Available records:
>>>

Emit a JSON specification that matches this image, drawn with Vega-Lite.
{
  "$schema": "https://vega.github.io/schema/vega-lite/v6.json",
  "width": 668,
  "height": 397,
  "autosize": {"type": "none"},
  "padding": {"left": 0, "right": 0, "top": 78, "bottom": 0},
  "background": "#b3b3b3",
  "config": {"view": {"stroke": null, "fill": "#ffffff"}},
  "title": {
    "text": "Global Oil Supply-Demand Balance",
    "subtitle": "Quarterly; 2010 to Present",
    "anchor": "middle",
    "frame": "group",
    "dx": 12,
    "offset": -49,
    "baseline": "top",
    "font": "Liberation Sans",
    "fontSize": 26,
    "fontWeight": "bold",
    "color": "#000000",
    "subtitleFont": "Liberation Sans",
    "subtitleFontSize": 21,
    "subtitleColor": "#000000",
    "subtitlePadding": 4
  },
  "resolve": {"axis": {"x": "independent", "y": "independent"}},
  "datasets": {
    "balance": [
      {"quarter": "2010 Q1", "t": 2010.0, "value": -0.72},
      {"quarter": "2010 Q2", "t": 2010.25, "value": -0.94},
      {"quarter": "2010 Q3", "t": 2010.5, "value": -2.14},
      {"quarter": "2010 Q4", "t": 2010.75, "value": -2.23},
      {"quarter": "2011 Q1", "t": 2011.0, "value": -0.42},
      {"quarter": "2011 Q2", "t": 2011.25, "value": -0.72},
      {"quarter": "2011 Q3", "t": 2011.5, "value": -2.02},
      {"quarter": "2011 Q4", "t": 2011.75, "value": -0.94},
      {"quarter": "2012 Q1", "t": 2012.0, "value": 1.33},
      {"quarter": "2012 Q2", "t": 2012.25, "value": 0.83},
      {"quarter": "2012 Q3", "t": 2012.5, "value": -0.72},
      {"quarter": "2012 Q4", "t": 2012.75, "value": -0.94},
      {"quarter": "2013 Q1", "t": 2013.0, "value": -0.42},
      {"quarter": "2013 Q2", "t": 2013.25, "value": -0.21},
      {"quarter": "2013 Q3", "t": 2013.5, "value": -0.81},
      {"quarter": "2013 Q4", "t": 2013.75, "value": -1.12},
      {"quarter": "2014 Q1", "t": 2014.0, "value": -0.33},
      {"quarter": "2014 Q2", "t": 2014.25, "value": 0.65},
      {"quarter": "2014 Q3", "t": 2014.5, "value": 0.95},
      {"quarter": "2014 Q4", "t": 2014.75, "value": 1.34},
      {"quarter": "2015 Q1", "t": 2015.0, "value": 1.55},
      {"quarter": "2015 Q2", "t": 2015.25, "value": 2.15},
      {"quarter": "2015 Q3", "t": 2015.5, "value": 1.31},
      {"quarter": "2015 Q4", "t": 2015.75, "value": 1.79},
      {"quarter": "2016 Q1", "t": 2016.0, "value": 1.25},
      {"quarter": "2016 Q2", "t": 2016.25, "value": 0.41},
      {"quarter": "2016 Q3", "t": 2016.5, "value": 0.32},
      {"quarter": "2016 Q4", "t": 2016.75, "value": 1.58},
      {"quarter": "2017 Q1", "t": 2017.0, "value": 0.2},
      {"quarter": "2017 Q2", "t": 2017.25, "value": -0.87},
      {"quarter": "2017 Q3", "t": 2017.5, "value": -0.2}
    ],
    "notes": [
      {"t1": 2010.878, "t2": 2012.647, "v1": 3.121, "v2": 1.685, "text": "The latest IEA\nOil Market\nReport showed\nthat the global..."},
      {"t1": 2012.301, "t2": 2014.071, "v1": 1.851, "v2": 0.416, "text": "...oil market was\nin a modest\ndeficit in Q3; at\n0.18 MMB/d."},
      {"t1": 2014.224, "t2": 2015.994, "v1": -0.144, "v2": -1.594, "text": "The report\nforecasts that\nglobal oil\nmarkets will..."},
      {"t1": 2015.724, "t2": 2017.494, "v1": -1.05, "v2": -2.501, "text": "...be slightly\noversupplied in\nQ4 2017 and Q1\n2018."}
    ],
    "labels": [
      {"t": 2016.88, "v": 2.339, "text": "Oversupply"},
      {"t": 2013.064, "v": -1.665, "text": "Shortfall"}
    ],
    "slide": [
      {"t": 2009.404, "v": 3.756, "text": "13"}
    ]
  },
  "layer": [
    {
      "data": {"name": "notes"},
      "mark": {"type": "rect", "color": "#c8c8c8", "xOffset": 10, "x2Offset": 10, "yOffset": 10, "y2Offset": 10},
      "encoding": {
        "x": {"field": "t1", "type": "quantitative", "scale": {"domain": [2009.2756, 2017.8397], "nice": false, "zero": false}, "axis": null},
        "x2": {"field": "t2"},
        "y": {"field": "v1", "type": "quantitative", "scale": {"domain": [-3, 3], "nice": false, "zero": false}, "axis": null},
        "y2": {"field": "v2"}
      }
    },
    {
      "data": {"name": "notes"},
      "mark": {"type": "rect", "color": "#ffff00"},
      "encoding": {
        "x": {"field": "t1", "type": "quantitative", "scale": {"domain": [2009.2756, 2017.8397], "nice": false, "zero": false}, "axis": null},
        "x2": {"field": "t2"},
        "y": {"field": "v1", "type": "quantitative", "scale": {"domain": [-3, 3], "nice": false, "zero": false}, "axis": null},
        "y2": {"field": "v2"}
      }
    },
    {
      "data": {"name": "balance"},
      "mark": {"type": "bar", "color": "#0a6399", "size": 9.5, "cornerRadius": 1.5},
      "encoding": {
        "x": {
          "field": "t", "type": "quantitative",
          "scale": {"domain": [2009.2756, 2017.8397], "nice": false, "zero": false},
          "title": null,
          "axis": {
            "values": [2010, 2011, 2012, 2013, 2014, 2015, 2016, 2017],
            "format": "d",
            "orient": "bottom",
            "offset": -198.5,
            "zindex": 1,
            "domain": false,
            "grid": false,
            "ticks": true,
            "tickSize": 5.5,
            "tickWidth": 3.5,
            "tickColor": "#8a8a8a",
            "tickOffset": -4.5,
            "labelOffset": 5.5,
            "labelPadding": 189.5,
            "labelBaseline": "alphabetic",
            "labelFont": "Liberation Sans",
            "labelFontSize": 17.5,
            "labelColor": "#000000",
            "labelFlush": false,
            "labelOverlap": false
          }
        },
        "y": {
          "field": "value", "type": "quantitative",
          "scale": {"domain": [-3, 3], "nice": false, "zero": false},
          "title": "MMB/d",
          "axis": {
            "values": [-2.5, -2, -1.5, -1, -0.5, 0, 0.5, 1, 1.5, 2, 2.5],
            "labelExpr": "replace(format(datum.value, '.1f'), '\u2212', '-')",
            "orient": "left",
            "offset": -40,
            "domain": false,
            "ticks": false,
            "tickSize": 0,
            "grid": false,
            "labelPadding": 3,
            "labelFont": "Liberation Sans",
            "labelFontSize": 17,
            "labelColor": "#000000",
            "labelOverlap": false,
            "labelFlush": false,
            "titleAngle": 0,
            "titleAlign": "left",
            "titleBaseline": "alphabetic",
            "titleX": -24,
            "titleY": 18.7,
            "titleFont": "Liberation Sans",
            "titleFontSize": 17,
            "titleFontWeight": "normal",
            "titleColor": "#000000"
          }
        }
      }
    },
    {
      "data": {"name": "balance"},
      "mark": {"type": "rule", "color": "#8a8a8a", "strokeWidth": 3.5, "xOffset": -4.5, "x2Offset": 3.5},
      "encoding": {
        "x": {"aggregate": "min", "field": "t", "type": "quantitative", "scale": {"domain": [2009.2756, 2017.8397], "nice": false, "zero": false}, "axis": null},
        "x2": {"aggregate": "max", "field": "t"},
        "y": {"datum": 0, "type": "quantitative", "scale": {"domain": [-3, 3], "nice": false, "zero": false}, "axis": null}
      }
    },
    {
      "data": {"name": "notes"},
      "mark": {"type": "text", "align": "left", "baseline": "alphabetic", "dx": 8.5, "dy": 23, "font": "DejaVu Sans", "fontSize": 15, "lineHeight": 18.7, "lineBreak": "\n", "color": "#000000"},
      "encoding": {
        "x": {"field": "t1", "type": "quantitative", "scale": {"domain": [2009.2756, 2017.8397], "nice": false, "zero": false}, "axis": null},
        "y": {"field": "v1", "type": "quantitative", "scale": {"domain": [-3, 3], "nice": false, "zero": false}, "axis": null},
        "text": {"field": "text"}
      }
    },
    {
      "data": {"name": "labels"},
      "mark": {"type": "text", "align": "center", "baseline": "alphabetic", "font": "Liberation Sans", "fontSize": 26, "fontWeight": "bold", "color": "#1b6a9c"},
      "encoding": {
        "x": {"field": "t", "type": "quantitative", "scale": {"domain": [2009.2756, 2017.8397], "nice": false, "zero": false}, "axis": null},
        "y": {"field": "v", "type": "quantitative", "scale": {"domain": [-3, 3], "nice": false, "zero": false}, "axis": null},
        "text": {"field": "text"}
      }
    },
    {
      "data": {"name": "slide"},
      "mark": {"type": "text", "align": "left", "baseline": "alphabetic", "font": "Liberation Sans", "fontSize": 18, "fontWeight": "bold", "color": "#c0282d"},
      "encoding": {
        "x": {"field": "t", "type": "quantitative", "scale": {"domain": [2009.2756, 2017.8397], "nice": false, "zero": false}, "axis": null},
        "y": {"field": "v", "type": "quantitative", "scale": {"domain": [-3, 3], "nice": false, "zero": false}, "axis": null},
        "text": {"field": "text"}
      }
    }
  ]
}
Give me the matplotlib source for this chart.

<<<

Goal: Search the preceding listing for "this" and extract every line where it is found.

Result:
Emit a JSON specification that matches this image, drawn with Vega-Lite.
Give me the matplotlib source for this chart.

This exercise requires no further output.